"Some estimate that private security inside the US actually outnumber police 5-to-1."There are almost 200,000 'private contractors' in Iraq (more than U.S. soldiers) and President Barack Obama is continuing to use mercenaries there and in Afghanistan and Israel/Palestine. At present, 70 percent of the U.S. intelligence budget is going to private companies.
This privatization trend is hardly new, but it is accelerating. While events such as the Nisour Square massacre committed in September 2007 by Blackwater operatives in Baghdad show the lethal danger of unleashing mercenary forces on foreign soil, one area with the potential for extreme abuses resulting from this privatization is in domestic law enforcement in the U.S.
Many people may not be aware of this, but since the 1980s, private security guards have outnumbered police officers.

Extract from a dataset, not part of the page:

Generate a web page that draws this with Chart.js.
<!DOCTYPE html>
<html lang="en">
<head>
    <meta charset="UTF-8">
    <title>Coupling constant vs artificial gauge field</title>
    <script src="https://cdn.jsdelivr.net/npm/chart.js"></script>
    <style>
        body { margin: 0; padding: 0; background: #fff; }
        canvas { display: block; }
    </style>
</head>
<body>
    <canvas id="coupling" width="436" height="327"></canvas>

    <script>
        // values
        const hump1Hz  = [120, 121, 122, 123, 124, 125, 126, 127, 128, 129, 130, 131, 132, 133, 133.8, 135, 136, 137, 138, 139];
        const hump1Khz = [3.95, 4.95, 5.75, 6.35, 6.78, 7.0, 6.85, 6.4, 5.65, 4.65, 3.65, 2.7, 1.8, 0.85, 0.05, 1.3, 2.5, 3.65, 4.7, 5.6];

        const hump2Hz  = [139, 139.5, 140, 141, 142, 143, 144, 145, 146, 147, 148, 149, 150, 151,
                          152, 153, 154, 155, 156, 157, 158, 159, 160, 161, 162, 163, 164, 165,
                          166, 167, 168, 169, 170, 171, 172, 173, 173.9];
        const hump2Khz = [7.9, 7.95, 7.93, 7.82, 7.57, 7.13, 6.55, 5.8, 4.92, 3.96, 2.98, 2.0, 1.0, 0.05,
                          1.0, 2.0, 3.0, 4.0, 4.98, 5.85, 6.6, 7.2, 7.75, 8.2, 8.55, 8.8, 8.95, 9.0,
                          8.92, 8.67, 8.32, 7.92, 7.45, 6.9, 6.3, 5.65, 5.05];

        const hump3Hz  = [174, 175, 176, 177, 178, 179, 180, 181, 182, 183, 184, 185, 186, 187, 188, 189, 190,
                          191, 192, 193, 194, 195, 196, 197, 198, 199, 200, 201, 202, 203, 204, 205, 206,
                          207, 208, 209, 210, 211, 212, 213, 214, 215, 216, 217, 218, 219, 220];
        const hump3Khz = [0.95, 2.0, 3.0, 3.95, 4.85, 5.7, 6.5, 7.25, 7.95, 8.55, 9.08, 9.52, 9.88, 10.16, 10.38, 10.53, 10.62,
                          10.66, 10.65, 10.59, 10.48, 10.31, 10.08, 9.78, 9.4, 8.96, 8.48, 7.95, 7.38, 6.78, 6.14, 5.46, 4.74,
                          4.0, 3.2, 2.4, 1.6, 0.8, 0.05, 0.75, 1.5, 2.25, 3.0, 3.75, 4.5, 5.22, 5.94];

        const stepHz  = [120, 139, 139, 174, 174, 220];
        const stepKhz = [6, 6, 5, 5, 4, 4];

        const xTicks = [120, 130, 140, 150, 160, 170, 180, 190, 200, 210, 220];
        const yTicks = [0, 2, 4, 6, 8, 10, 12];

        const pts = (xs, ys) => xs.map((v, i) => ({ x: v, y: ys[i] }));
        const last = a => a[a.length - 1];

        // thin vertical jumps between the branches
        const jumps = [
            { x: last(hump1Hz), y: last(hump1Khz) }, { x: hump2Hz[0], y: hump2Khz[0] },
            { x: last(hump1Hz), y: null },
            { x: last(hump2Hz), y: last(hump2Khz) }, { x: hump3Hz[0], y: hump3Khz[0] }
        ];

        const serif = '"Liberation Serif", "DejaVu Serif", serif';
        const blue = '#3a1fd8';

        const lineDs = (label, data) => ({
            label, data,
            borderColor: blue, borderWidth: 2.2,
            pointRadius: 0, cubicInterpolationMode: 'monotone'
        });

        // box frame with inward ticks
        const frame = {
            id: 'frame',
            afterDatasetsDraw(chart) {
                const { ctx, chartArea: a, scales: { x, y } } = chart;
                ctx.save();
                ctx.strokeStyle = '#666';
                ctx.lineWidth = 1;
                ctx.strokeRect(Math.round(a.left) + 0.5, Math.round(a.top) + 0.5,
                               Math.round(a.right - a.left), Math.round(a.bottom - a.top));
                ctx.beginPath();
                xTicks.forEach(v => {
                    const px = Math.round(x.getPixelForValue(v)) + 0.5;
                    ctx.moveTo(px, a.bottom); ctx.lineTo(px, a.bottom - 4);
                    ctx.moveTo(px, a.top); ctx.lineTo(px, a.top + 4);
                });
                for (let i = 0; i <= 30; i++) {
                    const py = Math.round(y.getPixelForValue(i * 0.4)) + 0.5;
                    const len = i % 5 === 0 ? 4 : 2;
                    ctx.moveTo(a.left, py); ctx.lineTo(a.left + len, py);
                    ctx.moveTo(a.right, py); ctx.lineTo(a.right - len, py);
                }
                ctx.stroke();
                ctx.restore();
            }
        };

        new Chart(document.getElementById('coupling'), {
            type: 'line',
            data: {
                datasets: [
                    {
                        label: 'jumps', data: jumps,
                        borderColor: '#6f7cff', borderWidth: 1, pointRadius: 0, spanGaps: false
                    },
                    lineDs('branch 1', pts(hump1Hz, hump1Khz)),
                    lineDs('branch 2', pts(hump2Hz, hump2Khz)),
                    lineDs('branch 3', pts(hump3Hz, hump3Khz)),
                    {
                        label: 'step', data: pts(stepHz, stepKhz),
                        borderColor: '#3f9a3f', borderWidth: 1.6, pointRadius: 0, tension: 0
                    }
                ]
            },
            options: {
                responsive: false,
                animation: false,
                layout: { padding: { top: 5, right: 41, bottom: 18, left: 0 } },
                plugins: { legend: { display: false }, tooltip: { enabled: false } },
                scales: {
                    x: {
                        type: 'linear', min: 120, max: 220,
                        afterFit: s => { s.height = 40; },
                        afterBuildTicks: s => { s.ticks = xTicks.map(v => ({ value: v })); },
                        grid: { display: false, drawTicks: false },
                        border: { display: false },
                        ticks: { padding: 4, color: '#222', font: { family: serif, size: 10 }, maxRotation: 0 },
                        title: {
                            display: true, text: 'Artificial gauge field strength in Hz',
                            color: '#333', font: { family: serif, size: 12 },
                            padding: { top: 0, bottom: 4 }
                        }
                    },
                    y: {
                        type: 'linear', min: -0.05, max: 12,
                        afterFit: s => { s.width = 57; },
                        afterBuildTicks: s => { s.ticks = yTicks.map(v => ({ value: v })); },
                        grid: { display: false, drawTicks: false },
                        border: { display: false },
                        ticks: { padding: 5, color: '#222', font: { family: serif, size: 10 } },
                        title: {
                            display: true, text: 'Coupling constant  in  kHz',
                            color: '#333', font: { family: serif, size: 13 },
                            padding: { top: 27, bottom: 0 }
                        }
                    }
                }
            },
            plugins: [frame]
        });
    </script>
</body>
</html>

'The more than 1 million contract security officers, and an equal number of guards estimated to work directly for U.S. corporations, dwarf the nearly 700,000 sworn law enforcement officers in the United States,' according to the Washington Post. Some estimate that private security operate inside the U.S. at a 5-to-1 ratio with police."The article went on to discuss the situation in Oakland, CA -
"Most recently, the January execution-style killing of Oscar Grant, a 22-year old unarmed African-American man, on a Bay Area Rapid Transit train platform by a BART police officer, has sparked outrage. A decision is still pending on whether the officer in that case will be tried for murder. With activist groups already decrying the state of police/law enforcement oversight in the city, some powerful officials in Oakland want to use private armed operatives with fewer mechanisms for accountability than the police.
Why do some Oakland officials want this? On the one hand, the belief that it will bring security, but also to save money:
Hiring private guards is less expensive than hiring new officers. Oakland -- facing a record $80 million budget shortfall -- spends about 65 percent of its budget for police and fire services, including about $250,000 annually, including benefits and salary, on each police officer.In contrast, for about $200,000 a year, the city can contract to hire four private guards to patrol the troubled East Oakland district where four on-duty police officers were killed in March. And the company, not the city, is responsible for insurance for the guards."
Towards the end the author wrote urgently, "More pressing is, who will be responsible if these guards kill an unarmed kid? What happens if they unlawfully detain people? The most urgent question now is what can the public can do to pre-emptively protect itself from unaccountable private forces?"